Amazon bucks the trend

If there is an exception that proves the rule about US corporate investment it is the internet retailer Amazon. Whenever the company has a dollar to spare, Jeff Bezos, chief executive and dominant shareholder, ploughs it into a new service.
 
“Our heavy investments in Prime, Kindle, digital media and customer experience in general strike some as too generous, shareholder indifferent or even at odds with being a for-profit company,” wrote Mr Bezos in his shareholder letter this year.

“But I don’t think so . . . Proactively delighting customers earns trust, which earns more business from those customers, even in new business arenas. Take a long-term view and the interests of customers and shareholders align.”

In 2012 Amazon was one of very few US technology companies to invest more cash than it earned. It generated $4.2bn in cash from operations, spent $3.8bn on equipment and paid $745m to acquire a warehouse automation company.

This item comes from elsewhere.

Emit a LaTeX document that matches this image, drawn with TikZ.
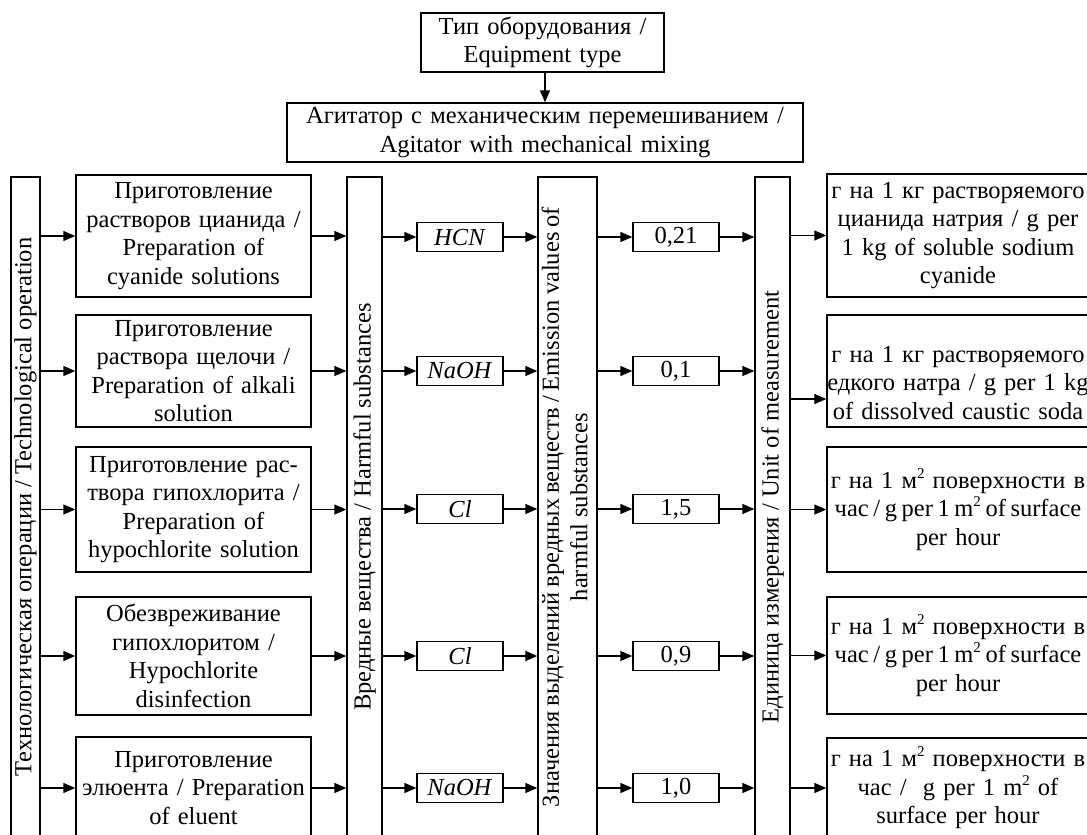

Apple is more typical. It takes risks on innovations such as the iPhone but usually within existing product categories. Last year Apple managed to reinvest only about 20 per cent of its cash generation within the company and recently announced a $50bn share buyback.
 
Perhaps it is impossible for a company as big as Apple to invest that money. But consider Amgen, the world’s biggest biotechnology company. Amgen has less capital equipment than it did in 2006 and spends only a fraction more on R&D. Last year it earned $5.9bn in cash from operations, spent $2.4bn on acquisitions and returned a net $4.4bn to shareholders via buybacks and dividends.

This need not be bad for companies or their shareholders. It is surely better to return capital than waste it. The question for the US economy, however, is this: if growth companies such as Apple and Amgen cannot or will not deploy capital, then who on earth will?